С этого письма начинается литературная переписка Пушкина с друзьями, оставленными им в Петербурге, продолжавшаяся вплоть до 1826 года – времени появления поэта нашего в Москве. Дельвиг, брат Пушкина Лев Сергеевич, П. А. Плетнев и несколько других лиц были поверенными как его дел, так и его мыслей и суждений об отечественной и иностранных литературах. Из этого источника, насколько он нам доступен, будем мы впоследствии приводить черты наиболее яркие; теперь же скажем, что, судя даже по немногим образцам, какие находятся в руках наших, переписка Пушкина с друзьями своими обнимала почти все почему-либо замечательные явления русской жизни и русской словесности.

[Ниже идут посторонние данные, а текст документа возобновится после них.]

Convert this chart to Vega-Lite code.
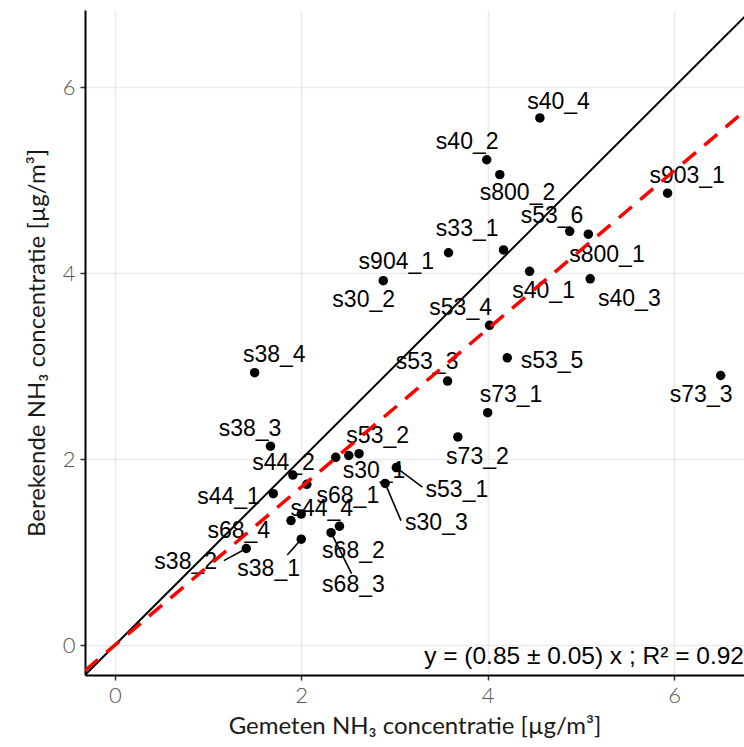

Город Кишинев представлял в ту эпоху картину чрезвычайно оживленную. Некоторое время по присоединении к империи Бессарабской области последняя была, по замечанию старожилов, сборищем самых разнородных национальностей, театром удивительного смешения костюмов, языков, нравов и физиономий. Восстание греков наполнило город значительным количеством греческих и молдаванских фамилий, искавших убежища от турок или просто от политических смут своей родины. Присутствие их сообщило сильный восточный оттенок Кишиневу и придало сношениям между туземцами и новыми обладателями страны особенный характер, в котором европейская образованность и чуждые ей привычки смешивались весьма оригинально и живописно. Вместе с тем таможенная и карантинная линии, находившиеся тогда еще по Днестру, не защищали Бессарабию и от искателей приключений всех стран – от выходцев французских и итальянских и проч. Значительное число офицеров Генерального штаба, людей вообще умных и образованных, занимавшихся съемкою планов новоприобретенной местности, увеличивало интерес общей картины, в которой немаловажную часть должен еще занимать штаб 16-й пехотной дивизии, постоянно пребывавший в Кишиневе. Пушкин жил в обществе своих военных соотечественников и, говорят, довольно забавно сердился на их военную прислугу, плохо слушавшую его приказания и обносившую его за обедами. Пестрота, шум, разнообразие тогдашнего Кишинева произвели довольно сильное впечатление на Пушкина: он полюбил город.